◆ EXERCISE TASK ◆
Can you transcribe every line exactly and leave the pictures behind?

◆ SUPPLIED INFORMATION ◆
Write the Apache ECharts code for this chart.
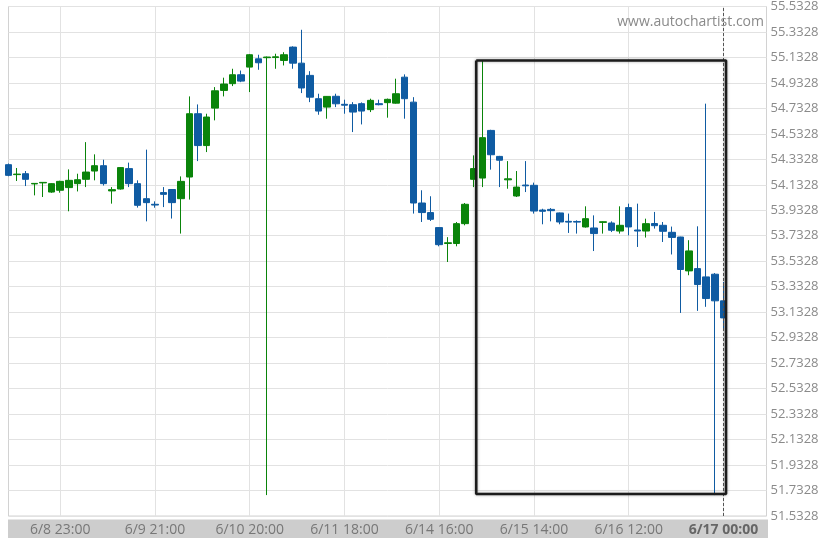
<!DOCTYPE html>
<html>
<head>
<meta charset="utf-8">
<script src="https://cdn.jsdelivr.net/npm/echarts@6/dist/echarts.min.js"></script>
<style>
html,body{margin:0;padding:0;background:#fff;}
#c{width:822px;height:548px;}
</style>
</head>
<body>
<div id="c"></div>
<script>
// ---- data ----
const opens  = [54.291,54.213,54.220,54.140,54.148,54.076,54.090,54.111,54.142,54.176,54.241,54.283,54.085,54.100,54.260,54.142,54.024,53.980,54.072,54.096,54.024,54.194,54.691,54.441,54.735,54.874,54.927,54.997,55.057,55.122,55.131,55.132,55.109,55.214,55.088,54.992,54.809,54.743,54.828,54.765,54.762,54.770,54.723,54.770,54.778,54.774,54.978,54.782,53.990,53.915,53.797,53.672,53.672,53.828,54.176,54.186,54.560,54.356,54.172,54.045,54.131,54.129,53.935,53.940,53.912,53.846,53.845,53.802,53.794,53.838,53.833,53.770,53.954,53.778,53.770,53.829,53.815,53.760,53.723,53.457,53.475,53.410,53.431,53.222];
const closes = [54.207,54.217,54.176,54.144,54.152,54.142,54.160,54.168,54.173,54.233,54.283,54.142,54.095,54.268,54.142,53.972,53.993,53.974,54.058,53.993,54.160,54.691,54.441,54.665,54.871,54.924,54.997,54.947,55.154,55.091,55.136,55.138,55.154,55.088,54.893,54.821,54.712,54.827,54.769,54.758,54.704,54.712,54.796,54.762,54.804,54.848,54.809,53.990,53.915,53.862,53.663,53.678,53.828,53.980,54.260,54.503,54.369,54.326,54.180,54.115,54.125,53.927,53.925,53.930,53.841,53.840,53.840,53.867,53.750,53.843,53.776,53.815,53.802,53.770,53.828,53.812,53.768,53.720,53.468,53.614,53.350,53.240,53.222,53.088];
const lows   = [54.200,54.163,54.123,54.050,54.037,54.070,54.071,53.925,54.081,54.115,54.168,54.127,53.985,54.095,54.115,53.954,53.846,53.953,53.958,53.868,53.750,54.017,54.319,54.390,54.639,54.827,54.908,54.939,54.861,55.036,51.697,55.044,55.070,55.044,54.853,54.782,54.683,54.652,54.743,54.691,54.547,54.607,54.704,54.757,54.660,54.770,54.652,53.907,53.841,53.849,53.650,53.527,53.650,53.815,54.115,54.115,54.252,54.115,54.102,54.037,54.076,53.907,53.823,53.846,53.823,53.755,53.750,53.797,53.613,53.750,53.762,53.750,53.736,53.645,53.719,53.789,53.684,53.586,53.127,53.423,53.143,53.175,51.697,53.005];
const highs  = [54.300,54.265,54.241,54.146,54.154,54.146,54.165,54.254,54.220,54.468,54.372,54.330,54.115,54.272,54.307,54.168,54.409,54.003,54.115,54.100,54.199,54.827,54.764,54.691,54.900,54.974,55.044,55.030,55.160,55.154,55.140,55.162,55.174,55.220,55.350,55.025,54.848,54.830,54.848,54.801,54.782,54.780,54.809,54.801,54.810,54.966,55.000,54.821,54.090,54.043,53.800,53.722,53.841,53.990,54.364,55.109,54.565,54.360,54.319,54.241,54.319,54.150,53.945,53.950,53.915,53.907,53.854,53.964,53.893,53.846,53.846,53.964,53.985,53.985,53.867,53.920,53.841,53.805,53.725,53.698,53.807,54.770,53.440,53.370];
const slotCount = 89;                       // category slots on the time axis
const labelIdx  = [6,17,28,39,50,61,72,83]; // slots carrying a tick label
const tickLabels = ['6/8 23:00','6/9 21:00','6/10 20:00','6/11 18:00','6/14 16:00','6/15 14:00','6/16 12:00','6/17 00:00'];
const currentIdx = 83;                      // dashed "now" line
const boxX = [54.3, 83.3];                  // pattern box, in slot units
const boxY = [51.705, 55.109];              // pattern box, price range
const yMin = 51.5328, yMax = 55.5328, yStep = 0.2;

// ---- build ----
const cats = [];
for (let i = 0; i < slotCount; i++) cats.push(String(i));
const ohlc = opens.map((o, i) => [o, closes[i], lows[i], highs[i]]);
const boxPath = [[boxX[0], boxY[1]], [boxX[1], boxY[1]], [boxX[1], boxY[0]], [boxX[0], boxY[0]], [boxX[0], boxY[1]]];

const UP = '#0a840a', DOWN = '#0f5ba2';
const FONT = '"Open Sans", "Noto Sans", sans-serif';

const chart = echarts.init(document.getElementById('c'), null, {renderer: 'canvas'});
chart.setOption({
  animation: false,
  backgroundColor: '#ffffff',
  grid: {left: 8.5, right: 55.5, top: 6, bottom: 32, show: true, borderColor: '#d2d2d2', borderWidth: 1},
  graphic: [
    {type: 'rect', z: -10, shape: {x: 8, y: 519.5, width: 760, height: 18.5}, style: {fill: '#cdcdcd'}},
    {type: 'text', right: 58, top: 15, z: 10, style: {text: 'www.autochartist.com', fill: '#8a8a8a', font: '14px ' + FONT}}
  ],
  xAxis: [{
    type: 'category', data: cats, boundaryGap: false,
    axisLine: {show: false}, axisTick: {show: false},
    axisLabel: {
      interval: (i) => labelIdx.includes(i),
      margin: 7, color: '#777', fontSize: 14, fontFamily: FONT,
      formatter: (v, i) => {
        const k = labelIdx.indexOf(Number(v));
        if (k < 0) return '';
        return labelIdx[k] === currentIdx ? '{b|' + tickLabels[k] + '}' : tickLabels[k];
      },
      rich: {b: {fontWeight: 'bold', color: '#666', fontSize: 14, fontFamily: FONT}}
    },
    splitLine: {show: true, interval: (i) => labelIdx.includes(i), lineStyle: {color: '#e2e2e2', width: 1}}
  }, {
    type: 'value', min: 0, max: slotCount - 1, show: false
  }],
  yAxis: {
    type: 'value', position: 'right', min: yMin, max: yMax, interval: yStep, scale: true,
    axisLine: {show: false}, axisTick: {show: false},
    axisLabel: {
      color: '#8a8a8a', fontSize: 13, fontFamily: FONT, margin: 4,
      formatter: (v) => (yMin + Math.round((v - yMin) / yStep) * yStep).toFixed(4)
    },
    splitLine: {lineStyle: {color: '#e2e2e2', width: 1}}
  },
  series: [{
    type: 'candlestick', data: ohlc, barWidth: 7, large: false, progressive: 0,
    itemStyle: {color: UP, color0: DOWN, borderColor: UP, borderColor0: DOWN, borderWidth: 1},
    markLine: {
      silent: true, symbol: ['none', 'none'], label: {show: false},
      lineStyle: {color: '#555', type: [3, 2], width: 1},
      data: [{xAxis: currentIdx}]
    }
  }, {
    type: 'line', xAxisIndex: 1, data: boxPath, symbol: 'none', silent: true, z: 5,
    lineStyle: {color: '#1c1c1c', width: 2.6, shadowBlur: 3, shadowColor: 'rgba(0,0,0,0.35)'}
  }]
});
</script>
</body>
</html>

◆ THE OUTPUT ◆
Write the Apache ECharts code for this chart.
<!DOCTYPE html>
<html>
<head>
<meta charset="utf-8">
<script src="https://cdn.jsdelivr.net/npm/echarts@6/dist/echarts.min.js"></script>
<style>
html,body{margin:0;padding:0;background:#fff;}
#c{width:822px;height:548px;}
</style>
</head>
<body>
<div id="c"></div>
<script>
// ---- data ----
const opens  = [54.291,54.213,54.220,54.140,54.148,54.076,54.090,54.111,54.142,54.176,54.241,54.283,54.085,54.100,54.260,54.142,54.024,53.980,54.072,54.096,54.024,54.194,54.691,54.441,54.735,54.874,54.927,54.997,55.057,55.122,55.131,55.132,55.109,55.214,55.088,54.992,54.809,54.743,54.828,54.765,54.762,54.770,54.723,54.770,54.778,54.774,54.978,54.782,53.990,53.915,53.797,53.672,53.672,53.828,54.176,54.186,54.560,54.356,54.172,54.045,54.131,54.129,53.935,53.940,53.912,53.846,53.845,53.802,53.794,53.838,53.833,53.770,53.954,53.778,53.770,53.829,53.815,53.760,53.723,53.457,53.475,53.410,53.431,53.222];
const closes = [54.207,54.217,54.176,54.144,54.152,54.142,54.160,54.168,54.173,54.233,54.283,54.142,54.095,54.268,54.142,53.972,53.993,53.974,54.058,53.993,54.160,54.691,54.441,54.665,54.871,54.924,54.997,54.947,55.154,55.091,55.136,55.138,55.154,55.088,54.893,54.821,54.712,54.827,54.769,54.758,54.704,54.712,54.796,54.762,54.804,54.848,54.809,53.990,53.915,53.862,53.663,53.678,53.828,53.980,54.260,54.503,54.369,54.326,54.180,54.115,54.125,53.927,53.925,53.930,53.841,53.840,53.840,53.867,53.750,53.843,53.776,53.815,53.802,53.770,53.828,53.812,53.768,53.720,53.468,53.614,53.350,53.240,53.222,53.088];
const lows   = [54.200,54.163,54.123,54.050,54.037,54.070,54.071,53.925,54.081,54.115,54.168,54.127,53.985,54.095,54.115,53.954,53.846,53.953,53.958,53.868,53.750,54.017,54.319,54.390,54.639,54.827,54.908,54.939,54.861,55.036,51.697,55.044,55.070,55.044,54.853,54.782,54.683,54.652,54.743,54.691,54.547,54.607,54.704,54.757,54.660,54.770,54.652,53.907,53.841,53.849,53.650,53.527,53.650,53.815,54.115,54.115,54.252,54.115,54.102,54.037,54.076,53.907,53.823,53.846,53.823,53.755,53.750,53.797,53.613,53.750,53.762,53.750,53.736,53.645,53.719,53.789,53.684,53.586,53.127,53.423,53.143,53.175,51.697,53.005];
const highs  = [54.300,54.265,54.241,54.146,54.154,54.146,54.165,54.254,54.220,54.468,54.372,54.330,54.115,54.272,54.307,54.168,54.409,54.003,54.115,54.100,54.199,54.827,54.764,54.691,54.900,54.974,55.044,55.030,55.160,55.154,55.140,55.162,55.174,55.220,55.350,55.025,54.848,54.830,54.848,54.801,54.782,54.780,54.809,54.801,54.810,54.966,55.000,54.821,54.090,54.043,53.800,53.722,53.841,53.990,54.364,55.109,54.565,54.360,54.319,54.241,54.319,54.150,53.945,53.950,53.915,53.907,53.854,53.964,53.893,53.846,53.846,53.964,53.985,53.985,53.867,53.920,53.841,53.805,53.725,53.698,53.807,54.770,53.440,53.370];
const slotCount = 89;                       // category slots on the time axis
const labelIdx  = [6,17,28,39,50,61,72,83]; // slots carrying a tick label
const tickLabels = ['6/8 23:00','6/9 21:00','6/10 20:00','6/11 18:00','6/14 16:00','6/15 14:00','6/16 12:00','6/17 00:00'];
const currentIdx = 83;                      // dashed "now" line
const boxX = [54.3, 83.3];                  // pattern box, in slot units
const boxY = [51.705, 55.109];              // pattern box, price range
const yMin = 51.5328, yMax = 55.5328, yStep = 0.2;

// ---- build ----
const cats = [];
for (let i = 0; i < slotCount; i++) cats.push(String(i));
const ohlc = opens.map((o, i) => [o, closes[i], lows[i], highs[i]]);
const boxPath = [[boxX[0], boxY[1]], [boxX[1], boxY[1]], [boxX[1], boxY[0]], [boxX[0], boxY[0]], [boxX[0], boxY[1]]];

const UP = '#0a840a', DOWN = '#0f5ba2';
const FONT = '"Open Sans", "Noto Sans", sans-serif';

const chart = echarts.init(document.getElementById('c'), null, {renderer: 'canvas'});
chart.setOption({
  animation: false,
  backgroundColor: '#ffffff',
  grid: {left: 8.5, right: 55.5, top: 6, bottom: 32, show: true, borderColor: '#d2d2d2', borderWidth: 1},
  graphic: [
    {type: 'rect', z: -10, shape: {x: 8, y: 519.5, width: 760, height: 18.5}, style: {fill: '#cdcdcd'}},
    {type: 'text', right: 58, top: 15, z: 10, style: {text: 'www.autochartist.com', fill: '#8a8a8a', font: '14px ' + FONT}}
  ],
  xAxis: [{
    type: 'category', data: cats, boundaryGap: false,
    axisLine: {show: false}, axisTick: {show: false},
    axisLabel: {
      interval: (i) => labelIdx.includes(i),
      margin: 7, color: '#777', fontSize: 14, fontFamily: FONT,
      formatter: (v, i) => {
        const k = labelIdx.indexOf(Number(v));
        if (k < 0) return '';
        return labelIdx[k] === currentIdx ? '{b|' + tickLabels[k] + '}' : tickLabels[k];
      },
      rich: {b: {fontWeight: 'bold', color: '#666', fontSize: 14, fontFamily: FONT}}
    },
    splitLine: {show: true, interval: (i) => labelIdx.includes(i), lineStyle: {color: '#e2e2e2', width: 1}}
  }, {
    type: 'value', min: 0, max: slotCount - 1, show: false
  }],
  yAxis: {
    type: 'value', position: 'right', min: yMin, max: yMax, interval: yStep, scale: true,
    axisLine: {show: false}, axisTick: {show: false},
    axisLabel: {
      color: '#8a8a8a', fontSize: 13, fontFamily: FONT, margin: 4,
      formatter: (v) => (yMin + Math.round((v - yMin) / yStep) * yStep).toFixed(4)
    },
    splitLine: {lineStyle: {color: '#e2e2e2', width: 1}}
  },
  series: [{
    type: 'candlestick', data: ohlc, barWidth: 7, large: false, progressive: 0,
    itemStyle: {color: UP, color0: DOWN, borderColor: UP, borderColor0: DOWN, borderWidth: 1},
    markLine: {
      silent: true, symbol: ['none', 'none'], label: {show: false},
      lineStyle: {color: '#555', type: [3, 2], width: 1},
      data: [{xAxis: currentIdx}]
    }
  }, {
    type: 'line', xAxisIndex: 1, data: boxPath, symbol: 'none', silent: true, z: 5,
    lineStyle: {color: '#1c1c1c', width: 2.6, shadowBlur: 3, shadowColor: 'rgba(0,0,0,0.35)'}
  }]
});
</script>
</body>
</html>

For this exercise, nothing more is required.